Charts and diagrams as code
++++++++
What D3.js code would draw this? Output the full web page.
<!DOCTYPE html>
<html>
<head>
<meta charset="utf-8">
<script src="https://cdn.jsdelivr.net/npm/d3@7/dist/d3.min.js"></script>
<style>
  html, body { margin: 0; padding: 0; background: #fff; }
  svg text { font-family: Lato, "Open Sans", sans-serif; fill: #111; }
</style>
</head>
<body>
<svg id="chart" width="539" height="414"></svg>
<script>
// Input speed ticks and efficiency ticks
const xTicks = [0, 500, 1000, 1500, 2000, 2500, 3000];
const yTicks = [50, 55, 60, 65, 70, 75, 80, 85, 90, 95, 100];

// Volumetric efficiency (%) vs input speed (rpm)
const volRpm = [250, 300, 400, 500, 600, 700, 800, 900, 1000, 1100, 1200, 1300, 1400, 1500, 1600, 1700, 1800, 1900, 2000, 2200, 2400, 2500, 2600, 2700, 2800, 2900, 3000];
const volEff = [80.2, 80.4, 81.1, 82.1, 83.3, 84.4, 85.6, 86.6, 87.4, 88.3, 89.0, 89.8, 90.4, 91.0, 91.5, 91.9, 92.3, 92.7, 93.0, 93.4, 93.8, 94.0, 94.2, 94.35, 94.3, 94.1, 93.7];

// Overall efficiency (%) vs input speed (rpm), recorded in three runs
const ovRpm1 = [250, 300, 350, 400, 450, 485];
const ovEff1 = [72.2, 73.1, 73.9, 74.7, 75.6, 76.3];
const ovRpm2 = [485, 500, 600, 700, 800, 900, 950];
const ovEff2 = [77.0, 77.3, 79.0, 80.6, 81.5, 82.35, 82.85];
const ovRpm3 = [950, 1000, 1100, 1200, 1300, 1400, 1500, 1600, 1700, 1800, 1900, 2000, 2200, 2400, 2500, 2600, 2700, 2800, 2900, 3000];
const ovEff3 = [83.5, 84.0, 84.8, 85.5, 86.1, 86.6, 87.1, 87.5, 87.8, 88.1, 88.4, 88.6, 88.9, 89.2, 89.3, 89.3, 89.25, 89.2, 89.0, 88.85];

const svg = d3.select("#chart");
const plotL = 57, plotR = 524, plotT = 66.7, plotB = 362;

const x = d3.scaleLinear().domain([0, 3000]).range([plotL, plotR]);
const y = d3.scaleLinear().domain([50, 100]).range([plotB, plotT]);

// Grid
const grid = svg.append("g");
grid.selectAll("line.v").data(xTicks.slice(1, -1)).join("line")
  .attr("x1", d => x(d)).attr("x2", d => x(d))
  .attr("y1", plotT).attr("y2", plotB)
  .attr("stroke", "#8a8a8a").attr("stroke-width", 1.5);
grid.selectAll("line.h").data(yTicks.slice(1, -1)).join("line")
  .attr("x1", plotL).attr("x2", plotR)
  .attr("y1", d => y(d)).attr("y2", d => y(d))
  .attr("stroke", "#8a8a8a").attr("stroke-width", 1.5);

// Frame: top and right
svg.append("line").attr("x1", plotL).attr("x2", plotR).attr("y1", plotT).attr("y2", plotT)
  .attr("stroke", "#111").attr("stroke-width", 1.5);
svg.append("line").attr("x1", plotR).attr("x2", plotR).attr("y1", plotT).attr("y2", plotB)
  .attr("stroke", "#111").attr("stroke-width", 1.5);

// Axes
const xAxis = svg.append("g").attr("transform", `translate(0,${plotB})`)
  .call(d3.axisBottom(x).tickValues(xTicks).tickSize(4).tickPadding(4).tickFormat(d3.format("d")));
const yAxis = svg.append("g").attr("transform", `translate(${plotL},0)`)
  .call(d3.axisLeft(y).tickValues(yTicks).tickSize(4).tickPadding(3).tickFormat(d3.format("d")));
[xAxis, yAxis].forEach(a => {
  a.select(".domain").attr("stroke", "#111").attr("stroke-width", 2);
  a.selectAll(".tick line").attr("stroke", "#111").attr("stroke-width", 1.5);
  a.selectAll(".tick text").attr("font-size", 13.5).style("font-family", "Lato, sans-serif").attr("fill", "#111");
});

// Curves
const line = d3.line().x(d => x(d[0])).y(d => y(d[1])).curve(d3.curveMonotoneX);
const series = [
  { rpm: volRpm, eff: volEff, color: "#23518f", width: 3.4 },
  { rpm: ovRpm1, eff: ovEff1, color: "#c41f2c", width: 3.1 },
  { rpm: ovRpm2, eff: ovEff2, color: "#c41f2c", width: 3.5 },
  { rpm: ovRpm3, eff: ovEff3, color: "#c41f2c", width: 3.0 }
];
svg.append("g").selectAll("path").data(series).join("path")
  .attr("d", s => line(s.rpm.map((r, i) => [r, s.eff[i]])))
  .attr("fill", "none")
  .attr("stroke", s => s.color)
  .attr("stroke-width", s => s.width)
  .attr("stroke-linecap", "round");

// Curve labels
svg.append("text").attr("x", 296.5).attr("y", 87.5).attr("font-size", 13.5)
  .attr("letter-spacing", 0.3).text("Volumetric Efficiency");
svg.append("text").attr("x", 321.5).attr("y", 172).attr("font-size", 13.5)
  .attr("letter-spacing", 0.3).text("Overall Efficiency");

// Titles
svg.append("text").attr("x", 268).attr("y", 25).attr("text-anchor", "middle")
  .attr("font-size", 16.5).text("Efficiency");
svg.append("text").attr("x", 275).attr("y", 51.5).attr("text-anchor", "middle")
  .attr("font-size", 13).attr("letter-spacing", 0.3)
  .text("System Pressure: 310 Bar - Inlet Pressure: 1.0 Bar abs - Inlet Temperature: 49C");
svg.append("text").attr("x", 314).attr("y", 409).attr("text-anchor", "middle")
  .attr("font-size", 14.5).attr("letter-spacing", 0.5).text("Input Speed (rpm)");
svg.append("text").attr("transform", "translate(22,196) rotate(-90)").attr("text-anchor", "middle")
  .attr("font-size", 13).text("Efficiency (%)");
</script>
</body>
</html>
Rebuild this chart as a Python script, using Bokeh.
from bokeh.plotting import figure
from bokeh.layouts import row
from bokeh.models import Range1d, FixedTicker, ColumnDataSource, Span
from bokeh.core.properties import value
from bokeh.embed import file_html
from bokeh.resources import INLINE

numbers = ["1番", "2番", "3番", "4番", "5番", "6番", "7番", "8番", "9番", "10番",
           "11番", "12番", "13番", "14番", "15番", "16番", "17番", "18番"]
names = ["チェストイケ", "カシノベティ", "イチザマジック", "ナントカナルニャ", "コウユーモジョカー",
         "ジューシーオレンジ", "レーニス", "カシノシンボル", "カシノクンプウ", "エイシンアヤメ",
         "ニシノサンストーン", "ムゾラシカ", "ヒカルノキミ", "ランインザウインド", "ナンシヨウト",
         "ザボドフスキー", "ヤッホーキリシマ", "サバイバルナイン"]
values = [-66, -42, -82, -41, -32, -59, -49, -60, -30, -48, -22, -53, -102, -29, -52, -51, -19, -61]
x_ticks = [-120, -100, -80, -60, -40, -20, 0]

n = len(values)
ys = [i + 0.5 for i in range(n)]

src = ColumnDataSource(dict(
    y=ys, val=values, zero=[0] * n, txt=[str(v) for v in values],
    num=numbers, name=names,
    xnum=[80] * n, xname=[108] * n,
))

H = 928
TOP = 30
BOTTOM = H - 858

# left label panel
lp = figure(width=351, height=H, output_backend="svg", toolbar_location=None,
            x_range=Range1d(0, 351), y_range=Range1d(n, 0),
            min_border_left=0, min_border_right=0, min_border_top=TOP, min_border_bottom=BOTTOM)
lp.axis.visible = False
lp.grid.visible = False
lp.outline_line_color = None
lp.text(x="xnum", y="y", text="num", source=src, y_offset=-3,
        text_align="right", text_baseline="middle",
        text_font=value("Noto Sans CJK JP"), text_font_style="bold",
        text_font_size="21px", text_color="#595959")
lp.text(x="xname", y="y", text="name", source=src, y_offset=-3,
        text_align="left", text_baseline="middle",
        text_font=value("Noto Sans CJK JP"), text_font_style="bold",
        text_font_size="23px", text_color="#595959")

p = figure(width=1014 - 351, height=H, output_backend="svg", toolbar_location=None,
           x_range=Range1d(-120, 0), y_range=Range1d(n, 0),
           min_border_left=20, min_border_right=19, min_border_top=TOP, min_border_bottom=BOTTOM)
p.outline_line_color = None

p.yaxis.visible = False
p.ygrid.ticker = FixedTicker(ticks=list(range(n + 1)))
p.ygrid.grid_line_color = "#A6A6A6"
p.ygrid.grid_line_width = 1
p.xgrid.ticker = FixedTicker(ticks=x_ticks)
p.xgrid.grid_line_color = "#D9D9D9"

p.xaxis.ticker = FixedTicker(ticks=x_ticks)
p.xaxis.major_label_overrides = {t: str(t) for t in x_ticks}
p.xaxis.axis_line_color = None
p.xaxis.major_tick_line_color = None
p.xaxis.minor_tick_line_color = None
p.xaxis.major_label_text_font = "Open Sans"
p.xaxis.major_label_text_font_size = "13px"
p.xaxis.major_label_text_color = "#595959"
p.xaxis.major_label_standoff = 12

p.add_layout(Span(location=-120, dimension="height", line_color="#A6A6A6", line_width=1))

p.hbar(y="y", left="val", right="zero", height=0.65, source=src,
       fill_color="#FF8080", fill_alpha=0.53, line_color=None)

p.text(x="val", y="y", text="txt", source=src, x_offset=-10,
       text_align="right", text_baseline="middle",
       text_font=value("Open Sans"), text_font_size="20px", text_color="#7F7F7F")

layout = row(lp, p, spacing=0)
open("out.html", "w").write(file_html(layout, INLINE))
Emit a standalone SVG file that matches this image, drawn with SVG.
++++++++
→ **WHAT IS EXPECTED**
For the material, find the number of lines holding the word "this" and give that figure and nothing more.

→ **ANSWER TO THE PROBLEM**
3